Fixes for vcpu management in bhyve:
- Use 'cpuset_t' to represent the vcpus active in a virtual machine.
- Modify the "-p" option to be more flexible when associating a 'vcpu' with
a 'hostcpu'.
Various uart fixes:
- Open the uart emulation's backing tty in non-blocking mode.
- Support 16-bit register access.
- Disable the 'uart_drain()' callback when the emulated receive FIFO
is full.
Various PCI fixes:
- Allow PCI devices to be configured on all valid bus numbers from 0 to 255.
- Tweak the handling of PCI capabilities in emulated devices to remove
the non-standard zero capability list terminator.
- Add a check to validate that memory BARs of passthru devices are 4KB
aligned.
- Respect and track the enable bit in the PCI configuration address word.
- Handle quad-word access to 32-bit register pairs.
Handle single-byte reads from the bvmcons port (0x220) by returning
0xff. Some guests may attempt to read from this port to identify
psuedo-PNP ISA devices. (The ie(4) driver in FreeBSD/i386 is one
example.)
Various x2APIC fixes and enhancements:
- Use spinlocks for the vioapic.
- Handle the SELF_IPI MSR.
- Simplify the APIC mode switching between MMIO and x2APIC. The guest is
no longer allowed to switch modes at runtime. Instead, the desired mode
is set when the virtual machine is created.
- Disallow MMIO access in x2APIC mode and MSR access in xAPIC mode.
- Add support for x2APIC virtualization assist in Intel VT-x.

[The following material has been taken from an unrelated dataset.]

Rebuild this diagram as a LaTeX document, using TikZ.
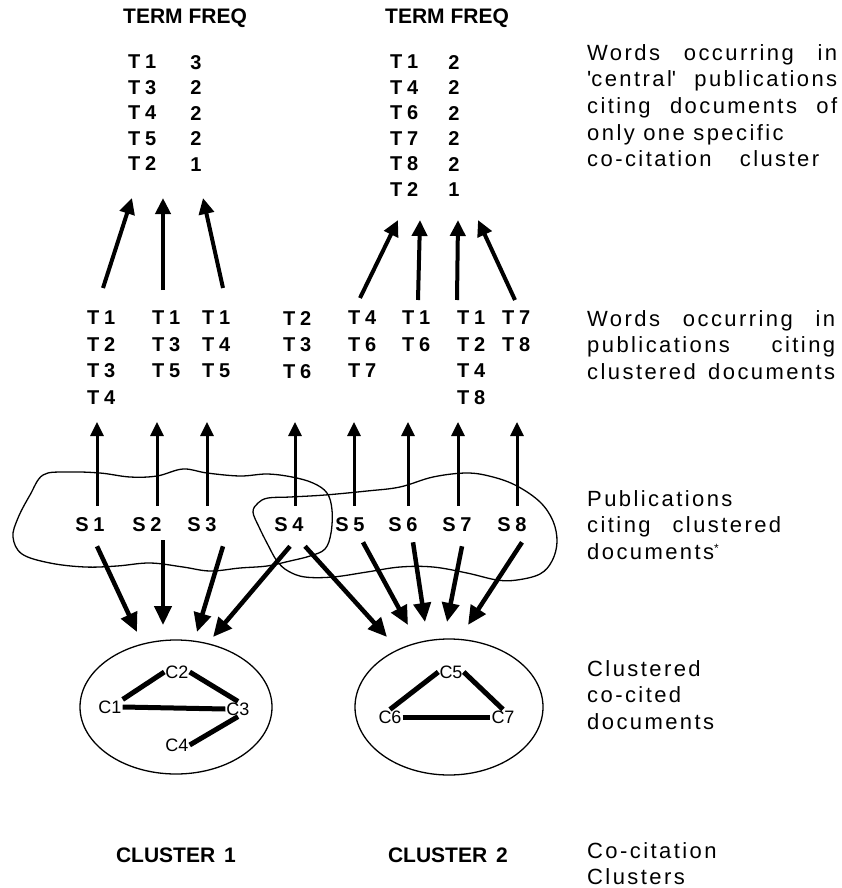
\documentclass[tikz,border=0pt]{standalone}
\usepackage{fontspec}
\setmainfont{Liberation Sans}
\newfontfamily\labfont[LetterSpace=24]{Liberation Sans}
\newfontfamily\descfont[LetterSpace=11]{Liberation Sans}
\usetikzlibrary{arrows.meta,shapes.geometric}

% a line of description text spread out to a given width
\newcommand\spreadline[2]{\makebox[#1][s]{#2}}

\tikzset{
  hdr/.style={font=\bfseries\fontsize{21}{24}\selectfont, inner sep=0pt},
  tcol/.style={font=\labfont\bfseries\fontsize{20}{25.5}\selectfont, inner sep=0pt, align=left, anchor=north west},
  fcol/.style={font=\labfont\bfseries\fontsize{20}{25.5}\selectfont, inner sep=0pt, align=center, anchor=north},
  mcol/.style={font=\labfont\bfseries\fontsize{20}{26.5}\selectfont, inner sep=0pt, align=left, anchor=north west},
  slab/.style={font=\labfont\bfseries\fontsize{20}{24}\selectfont, inner sep=0pt},
  clab/.style={font=\fontsize{18}{20}\selectfont, inner sep=1pt},
  desc/.style={font=\descfont\fontsize{22}{26.7}\selectfont, inner sep=0pt, align=left, anchor=north west},
  cname/.style={font=\bfseries\fontsize{21}{24}\selectfont, inner sep=0pt},
  uparr/.style={line width=3pt, -{Triangle[length=14pt,width=13pt]}},
  toparr/.style={line width=4pt, -{Triangle[length=16pt,width=15pt]}},
  dnarr/.style={line width=4.5pt, -{Triangle[length=19pt,width=17pt]}},
  link/.style={line width=5pt, line cap=butt},
  blob/.style={line width=1.3pt, smooth cycle, tension=0.6},
  clust/.style={draw, line width=1.3pt, ellipse, inner sep=0pt},
}

\begin{document}
\begin{tikzpicture}[x=1pt,y=-1pt]
\fill[white] (0,0) rectangle (841,888);
\useasboundingbox (0,0) rectangle (841,888);

% ---- term frequency tables ----
\node[hdr, anchor=west] (h1) at (123,18) {TERM FREQ};
\node[hdr, anchor=west] (h2) at (385,18) {TERM FREQ};
\node[tcol] (t1) at (128,55) {T1\\T3\\T4\\T5\\T2};
\node[fcol] (f1) at (196,55) {3\\2\\2\\2\\1};
\node[tcol] (t2) at (390,55) {T1\\T4\\T6\\T7\\T8\\T2};
\node[fcol] (f2) at (454,55) {2\\2\\2\\2\\2\\1};

% ---- words of the citing publications ----
\node[mcol] (w1) at (87,311)  {T1\\T2\\T3\\T4};
\node[mcol] (w2) at (152,311) {T1\\T3\\T5};
\node[mcol] (w3) at (202,311) {T1\\T4\\T5};
\node[mcol] (w4) at (283,311) {T2\\T3\\T6};
\node[mcol] (w5) at (348,311) {T4\\T6\\T7};
\node[mcol] (w6) at (402,311) {T1\\T6};
\node[mcol] (w7) at (457,311) {T1\\T2\\T4\\T8};
\node[mcol] (w8) at (502,311) {T7\\T8};

% ---- citing publications ----
\node[slab] (s1) at (90,525)  {S1};
\node[slab] (s2) at (147,525) {S2};
\node[slab] (s3) at (202,525) {S3};
\node[slab] (s4) at (289,525) {S4};
\node[slab] (s5) at (350,525) {S5};
\node[slab] (s6) at (403,525) {S6};
\node[slab] (s7) at (457,525) {S7};
\node[slab] (s8) at (512,525) {S8};

% outlines grouping the citing publications
\draw[blob] plot coordinates {(43,475) (67,472) (100,473) (130,477) (157,476) (183,469) (207,473) (240,476) (267,474) (292,477) (313,483) (327,493) (332,510) (331,533) (325,549) (310,556) (290,561) (267,566) (240,568) (210,571) (183,567) (150,563) (117,566) (85,567) (50,563) (22,554) (13,537) (18,518) (30,495)};
\draw[blob] plot coordinates {(253,512) (258,503) (268,498) (290,497) (325,495) (367,491) (400,487) (433,477) (467,473) (493,477) (517,486) (540,502) (553,521) (557,542) (552,561) (540,574) (517,580) (497,580) (467,573) (433,567) (400,567) (367,572) (333,577) (305,577) (288,571) (277,561) (268,545) (259,527)};

% ---- clustered co-cited documents ----
\node[clust, minimum width=192pt, minimum height=134pt] (e1) at (176,707) {};
\node[clust, minimum width=188pt, minimum height=136pt] (e2) at (449,707) {};

\node[clab] (c2) at (177,672) {C2};
\node[clab] (c1) at (110,707) {C1};
\node[clab] (c3) at (238,709) {C3};
\node[clab] (c4) at (177,745) {C4};
\draw[link] (c1.north east) -- (c2.west);
\draw[link] (c2.east) -- (c3.north);
\draw[link] (c1.east) -- (c3.west);
\draw[link] (c3.south) -- (c4.east);

\node[clab] (c5) at (451,672) {C5};
\node[clab] (c6) at (390,717) {C6};
\node[clab] (c7) at (503,717) {C7};
\draw[link] (c6.north) -- (c5.west);
\draw[link] (c5.east) -- (c7.north);
\draw[link] (c6.east) -- (c7.west);

% ---- arrow ends ----
\coordinate (a1) at (132,198);
\coordinate (a2) at (163,198);
\coordinate (a3) at (203,198);
\coordinate (b1) at (398,220);
\coordinate (b2) at (420,220);
\coordinate (b3) at (458,220);
\coordinate (b4) at (478,220);
\foreach \i/\x in {1/97,2/157,3/207,4/295,5/354,6/408,7/458,8/517}
  \coordinate (u\i) at (\x,422);
\coordinate (d1) at (137,632);
\coordinate (d2) at (163,625);
\coordinate (d3) at (197,632);
\coordinate (d4) at (213,637);
\coordinate (d5) at (387,637);
\coordinate (d6) at (408,625);
\coordinate (d7) at (425,622);
\coordinate (d8) at (447,622);
\coordinate (d9) at (468,625);

% words -> central terms
\draw[toparr] ([xshift=16pt,yshift=23pt]w1.north west) -- (a1);
\draw[toparr] ([xshift=11pt,yshift=21pt]w2.north west) -- (a2);
\draw[toparr] ([xshift=21pt,yshift=23pt]w3.north west) -- (a3);
\draw[toparr] ([xshift=12pt,yshift=13pt]w5.north west) -- (b1);
\draw[toparr] ([xshift=16pt,yshift=11pt]w6.north west) -- (b2);
\draw[toparr] ([xshift=0pt,yshift=11pt]w7.north west) -- (b3);
\draw[toparr] ([xshift=13pt,yshift=11pt]w8.north west) -- (b4);

% publications -> their words
\foreach \i in {1,...,8}
  \draw[uparr] (s\i.north -| u\i) ++(0,-12) -- (u\i);

% publications -> cited clusters
\draw[dnarr] ([xshift=7pt,yshift=-14pt]s1.south) -- (d1);
\draw[dnarr] ([xshift=16pt,yshift=-8pt]s2.south) -- (d2);
\draw[dnarr] ([xshift=21pt,yshift=-14pt]s3.south) -- (d3);
\draw[dnarr] ([xshift=1pt,yshift=-14pt]s4.south) -- (d4);
\draw[dnarr] ([xshift=16pt,yshift=-14pt]s4.south) -- (d5);
\draw[dnarr] ([xshift=13pt,yshift=-10pt]s5.south) -- (d6);
\draw[dnarr] ([xshift=10pt,yshift=-10pt]s6.south) -- (d7);
\draw[dnarr] ([xshift=5pt,yshift=-14pt]s7.south) -- (d8);
\draw[dnarr] ([xshift=10pt,yshift=-10pt]s8.south) -- (d9);

% ---- cluster names ----
\node[cname] (k1) at (176,855) {CLUSTER\hspace{9pt}1};
\node[cname] (k2) at (448,855) {CLUSTER\hspace{9pt}2};

% ---- level descriptions ----
\node[desc] (r1) at (587,44) {\spreadline{250pt}{Words occurring in}\\
  \spreadline{250pt}{\textquotesingle central\textquotesingle\ publications}\\
  \spreadline{250pt}{citing documents of}\\
  only one specific\\
  \spreadline{232pt}{co-citation cluster}};
\node[desc] (r2) at (587,310) {\spreadline{248pt}{Words occurring in}\\
  \spreadline{248pt}{publications citing}\\
  \spreadline{248pt}{clustered documents}};
\node[desc] (r3) at (587,490) {Publications\\
  \spreadline{194pt}{citing clustered}\\
  documents\raisebox{7pt}{\fontsize{12}{12}\selectfont *}};
\node[desc] (r4) at (587,660) {Clustered\\co-cited\\documents};
\node[desc] (r5) at (587,842) {Co-citation\\Clusters};
\end{tikzpicture}
\end{document}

Add virtualized XSAVE support to bhyve which permits guests to use XSAVE and
XSAVE-enabled features like AVX.
- Store a per-cpu guest xcr0 register and handle xsetbv VM exits by emulating
the instruction.
- Only expose XSAVE to guests if XSAVE is enabled in the host. Only expose
a subset of XSAVE features currently supported by the guest and for which
the proper emulation of xsetbv is known. Currently this includes X87, SSE,
AVX, AVX-512, and Intel MPX.
- Add support for injecting hardware exceptions into the guest and use this
to trigger exceptions in the guest for invalid xsetbv operations instead
of potentially faulting in the host.
- Queue pending exceptions in the 'struct vcpu' instead of directly updating
the processor-specific VMCS or VMCB. The pending exception will be delivered
right before entering the guest.
- Rename the unused ioctl VM_INJECT_EVENT to VM_INJECT_EXCEPTION and restrict
it to only deliver x86 hardware exceptions. This new ioctl is now used to
inject a protection fault when the guest accesses an unimplemented MSR.
- Expose a subset of known-safe features from leaf 0 of the structured
extended features to guests if they are supported on the host including
RDFSBASE/RDGSBASE, BMI1/2, AVX2, AVX-512, HLE, ERMS, and RTM. Aside
from AVX-512, these features are all new instructions available for use
in ring 3 with no additional hypervisor changes needed.
Expand the support for PCI INTx interrupts including providing interrupt
routing information for INTx interrupts to I/O APIC pins and enabling
INTx interrupts in the virtio and AHCI backends.